Data lines:
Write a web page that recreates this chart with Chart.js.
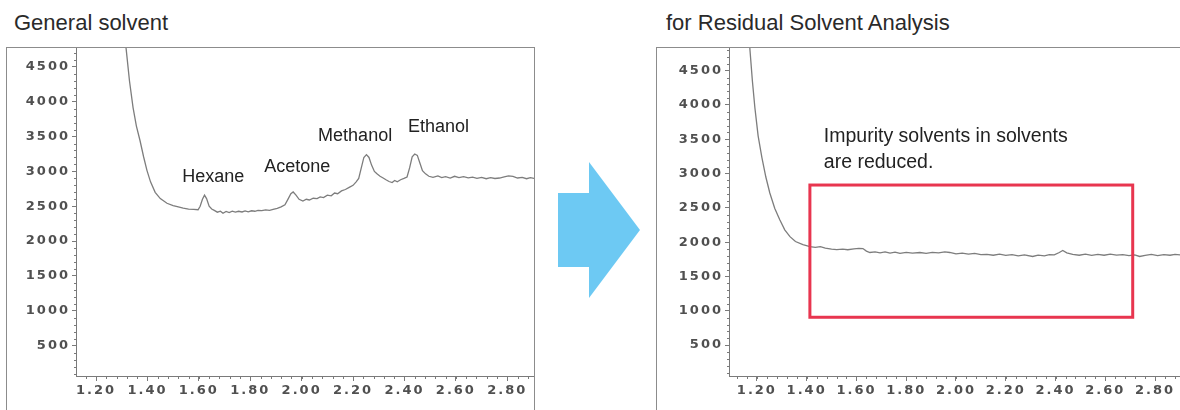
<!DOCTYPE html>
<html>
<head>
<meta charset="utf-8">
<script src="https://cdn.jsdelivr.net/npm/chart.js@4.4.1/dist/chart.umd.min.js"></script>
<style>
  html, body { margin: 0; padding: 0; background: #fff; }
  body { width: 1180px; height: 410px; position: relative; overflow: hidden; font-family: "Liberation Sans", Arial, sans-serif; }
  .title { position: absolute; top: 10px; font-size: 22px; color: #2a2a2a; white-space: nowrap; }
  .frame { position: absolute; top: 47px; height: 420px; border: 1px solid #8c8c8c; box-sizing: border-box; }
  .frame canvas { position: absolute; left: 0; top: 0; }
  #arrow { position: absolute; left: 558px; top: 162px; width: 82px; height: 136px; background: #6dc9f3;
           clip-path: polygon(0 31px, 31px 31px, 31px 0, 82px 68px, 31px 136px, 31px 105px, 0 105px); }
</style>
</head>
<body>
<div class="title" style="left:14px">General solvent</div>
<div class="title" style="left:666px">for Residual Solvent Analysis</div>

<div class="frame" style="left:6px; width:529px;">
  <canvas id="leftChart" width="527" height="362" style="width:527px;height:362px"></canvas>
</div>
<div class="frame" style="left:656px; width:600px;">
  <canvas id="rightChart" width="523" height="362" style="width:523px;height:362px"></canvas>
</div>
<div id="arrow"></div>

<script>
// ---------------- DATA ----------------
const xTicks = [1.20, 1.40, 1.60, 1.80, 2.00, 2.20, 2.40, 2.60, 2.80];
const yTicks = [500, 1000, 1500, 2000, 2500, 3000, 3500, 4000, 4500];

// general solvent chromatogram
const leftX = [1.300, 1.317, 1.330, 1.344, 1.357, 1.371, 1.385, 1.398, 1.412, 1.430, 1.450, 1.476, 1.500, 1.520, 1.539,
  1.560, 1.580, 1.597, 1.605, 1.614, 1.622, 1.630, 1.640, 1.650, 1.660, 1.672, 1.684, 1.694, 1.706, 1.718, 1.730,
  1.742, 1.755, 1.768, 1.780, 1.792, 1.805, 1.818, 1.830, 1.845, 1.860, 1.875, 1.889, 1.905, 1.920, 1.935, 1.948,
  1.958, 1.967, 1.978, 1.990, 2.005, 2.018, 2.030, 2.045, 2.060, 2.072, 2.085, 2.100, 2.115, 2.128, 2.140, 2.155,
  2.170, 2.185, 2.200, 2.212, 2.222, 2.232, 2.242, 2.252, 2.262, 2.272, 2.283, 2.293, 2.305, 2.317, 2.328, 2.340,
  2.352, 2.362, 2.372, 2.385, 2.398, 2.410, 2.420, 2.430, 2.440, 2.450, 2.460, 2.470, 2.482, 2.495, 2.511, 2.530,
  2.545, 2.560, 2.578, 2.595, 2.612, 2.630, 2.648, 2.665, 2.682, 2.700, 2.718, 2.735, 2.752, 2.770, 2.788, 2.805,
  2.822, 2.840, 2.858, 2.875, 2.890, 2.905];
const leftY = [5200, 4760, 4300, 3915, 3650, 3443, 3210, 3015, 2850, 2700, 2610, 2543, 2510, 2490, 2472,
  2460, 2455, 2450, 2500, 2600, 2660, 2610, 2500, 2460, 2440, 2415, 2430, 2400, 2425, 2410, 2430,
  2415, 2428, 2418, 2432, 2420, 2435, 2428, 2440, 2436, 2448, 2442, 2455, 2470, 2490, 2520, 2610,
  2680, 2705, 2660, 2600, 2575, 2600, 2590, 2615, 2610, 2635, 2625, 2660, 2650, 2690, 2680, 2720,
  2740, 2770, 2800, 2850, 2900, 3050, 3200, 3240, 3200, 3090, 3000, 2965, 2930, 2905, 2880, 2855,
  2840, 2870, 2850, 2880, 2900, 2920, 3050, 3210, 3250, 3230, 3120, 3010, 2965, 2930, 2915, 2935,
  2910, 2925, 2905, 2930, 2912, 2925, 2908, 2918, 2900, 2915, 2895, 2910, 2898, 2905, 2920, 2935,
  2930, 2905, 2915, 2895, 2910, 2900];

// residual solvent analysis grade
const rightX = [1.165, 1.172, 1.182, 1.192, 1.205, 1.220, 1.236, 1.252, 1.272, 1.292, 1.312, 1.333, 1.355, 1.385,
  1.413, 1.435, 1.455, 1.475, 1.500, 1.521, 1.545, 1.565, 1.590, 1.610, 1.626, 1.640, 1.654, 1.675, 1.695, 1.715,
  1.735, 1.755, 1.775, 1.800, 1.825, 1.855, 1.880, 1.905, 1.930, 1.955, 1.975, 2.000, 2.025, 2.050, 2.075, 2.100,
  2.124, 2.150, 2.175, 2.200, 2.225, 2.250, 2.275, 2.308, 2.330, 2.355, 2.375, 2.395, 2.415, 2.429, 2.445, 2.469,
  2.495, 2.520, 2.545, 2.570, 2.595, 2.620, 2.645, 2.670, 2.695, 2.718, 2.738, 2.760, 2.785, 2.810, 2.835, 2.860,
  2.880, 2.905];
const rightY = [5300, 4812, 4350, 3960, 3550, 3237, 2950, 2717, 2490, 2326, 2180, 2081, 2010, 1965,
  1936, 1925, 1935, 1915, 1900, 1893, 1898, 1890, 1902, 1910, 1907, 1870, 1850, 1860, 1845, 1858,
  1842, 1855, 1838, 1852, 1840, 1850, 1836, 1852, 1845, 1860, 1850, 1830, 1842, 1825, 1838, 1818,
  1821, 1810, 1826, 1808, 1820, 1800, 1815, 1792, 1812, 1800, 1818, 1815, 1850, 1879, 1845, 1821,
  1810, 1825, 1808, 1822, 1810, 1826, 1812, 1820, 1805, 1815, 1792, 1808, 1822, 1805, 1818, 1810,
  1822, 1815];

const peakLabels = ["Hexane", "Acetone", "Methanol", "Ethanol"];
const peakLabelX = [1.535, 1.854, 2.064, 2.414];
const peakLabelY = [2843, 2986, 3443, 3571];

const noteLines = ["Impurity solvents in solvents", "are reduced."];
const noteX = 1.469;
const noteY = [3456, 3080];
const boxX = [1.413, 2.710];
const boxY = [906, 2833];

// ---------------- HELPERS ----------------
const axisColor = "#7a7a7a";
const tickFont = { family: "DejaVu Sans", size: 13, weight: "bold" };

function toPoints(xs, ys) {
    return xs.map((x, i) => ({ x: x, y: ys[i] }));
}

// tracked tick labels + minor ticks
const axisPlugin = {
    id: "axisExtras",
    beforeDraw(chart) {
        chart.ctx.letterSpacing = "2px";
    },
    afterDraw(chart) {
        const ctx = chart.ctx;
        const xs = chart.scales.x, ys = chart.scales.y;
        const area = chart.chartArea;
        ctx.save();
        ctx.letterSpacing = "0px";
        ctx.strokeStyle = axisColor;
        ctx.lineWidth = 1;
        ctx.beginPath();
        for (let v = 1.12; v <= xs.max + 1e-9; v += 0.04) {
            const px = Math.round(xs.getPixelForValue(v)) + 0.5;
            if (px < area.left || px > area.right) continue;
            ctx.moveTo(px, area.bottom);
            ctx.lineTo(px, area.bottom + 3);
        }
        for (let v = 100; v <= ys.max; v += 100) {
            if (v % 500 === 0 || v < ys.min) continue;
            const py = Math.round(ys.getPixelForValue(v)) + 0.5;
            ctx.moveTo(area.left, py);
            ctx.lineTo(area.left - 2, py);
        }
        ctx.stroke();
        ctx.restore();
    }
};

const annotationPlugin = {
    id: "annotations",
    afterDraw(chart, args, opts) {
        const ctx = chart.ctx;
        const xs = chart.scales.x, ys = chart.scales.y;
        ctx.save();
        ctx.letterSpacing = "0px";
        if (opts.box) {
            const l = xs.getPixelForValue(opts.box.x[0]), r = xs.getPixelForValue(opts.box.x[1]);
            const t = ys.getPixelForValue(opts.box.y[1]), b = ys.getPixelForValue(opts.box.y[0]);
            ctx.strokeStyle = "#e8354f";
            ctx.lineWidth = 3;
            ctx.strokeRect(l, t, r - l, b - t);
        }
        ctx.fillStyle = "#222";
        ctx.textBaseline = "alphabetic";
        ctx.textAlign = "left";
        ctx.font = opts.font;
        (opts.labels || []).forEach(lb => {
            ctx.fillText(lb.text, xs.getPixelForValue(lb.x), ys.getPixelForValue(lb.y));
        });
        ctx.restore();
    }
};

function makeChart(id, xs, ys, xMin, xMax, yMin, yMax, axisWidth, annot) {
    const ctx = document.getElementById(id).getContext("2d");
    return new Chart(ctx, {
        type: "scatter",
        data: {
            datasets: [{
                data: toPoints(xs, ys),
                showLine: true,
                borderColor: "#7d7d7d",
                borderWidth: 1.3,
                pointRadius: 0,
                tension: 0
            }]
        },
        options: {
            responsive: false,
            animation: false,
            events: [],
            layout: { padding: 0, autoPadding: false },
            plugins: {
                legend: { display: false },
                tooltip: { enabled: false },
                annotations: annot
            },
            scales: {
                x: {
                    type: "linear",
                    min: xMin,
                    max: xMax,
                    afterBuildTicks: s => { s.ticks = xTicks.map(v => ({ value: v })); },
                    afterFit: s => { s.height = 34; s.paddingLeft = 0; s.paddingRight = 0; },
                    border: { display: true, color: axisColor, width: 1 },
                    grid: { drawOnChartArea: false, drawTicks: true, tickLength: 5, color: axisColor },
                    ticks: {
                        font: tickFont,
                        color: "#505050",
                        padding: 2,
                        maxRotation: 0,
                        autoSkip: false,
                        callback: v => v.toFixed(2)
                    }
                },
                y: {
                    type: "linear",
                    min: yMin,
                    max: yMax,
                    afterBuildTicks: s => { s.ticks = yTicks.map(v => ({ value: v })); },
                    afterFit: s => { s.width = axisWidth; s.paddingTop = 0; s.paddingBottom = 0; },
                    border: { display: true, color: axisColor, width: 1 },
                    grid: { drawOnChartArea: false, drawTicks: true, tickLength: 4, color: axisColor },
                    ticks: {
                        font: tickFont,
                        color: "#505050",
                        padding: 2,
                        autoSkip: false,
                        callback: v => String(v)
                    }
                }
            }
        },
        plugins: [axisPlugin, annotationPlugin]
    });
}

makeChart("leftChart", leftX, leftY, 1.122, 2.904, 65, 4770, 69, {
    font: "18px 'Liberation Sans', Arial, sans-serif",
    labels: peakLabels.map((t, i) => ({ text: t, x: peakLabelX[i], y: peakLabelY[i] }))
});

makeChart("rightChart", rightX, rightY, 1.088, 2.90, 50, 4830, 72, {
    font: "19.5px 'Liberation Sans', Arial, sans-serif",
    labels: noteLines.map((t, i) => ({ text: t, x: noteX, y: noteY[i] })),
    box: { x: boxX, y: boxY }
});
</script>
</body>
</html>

Aim of the exercise:
Exactly as written, please give again the lines from the beginning of the listing through the line containing "Residual Solvent Analysis</div>", inclusive, without any pictures.

The response:
Write a web page that recreates this chart with Chart.js.
<!DOCTYPE html>
<html>
<head>
<meta charset="utf-8">
<script src="https://cdn.jsdelivr.net/npm/chart.js@4.4.1/dist/chart.umd.min.js"></script>
<style>
  html, body { margin: 0; padding: 0; background: #fff; }
  body { width: 1180px; height: 410px; position: relative; overflow: hidden; font-family: "Liberation Sans", Arial, sans-serif; }
  .title { position: absolute; top: 10px; font-size: 22px; color: #2a2a2a; white-space: nowrap; }
  .frame { position: absolute; top: 47px; height: 420px; border: 1px solid #8c8c8c; box-sizing: border-box; }
  .frame canvas { position: absolute; left: 0; top: 0; }
  #arrow { position: absolute; left: 558px; top: 162px; width: 82px; height: 136px; background: #6dc9f3;
           clip-path: polygon(0 31px, 31px 31px, 31px 0, 82px 68px, 31px 136px, 31px 105px, 0 105px); }
</style>
</head>
<body>
<div class="title" style="left:14px">General solvent</div>
<div class="title" style="left:666px">for Residual Solvent Analysis</div>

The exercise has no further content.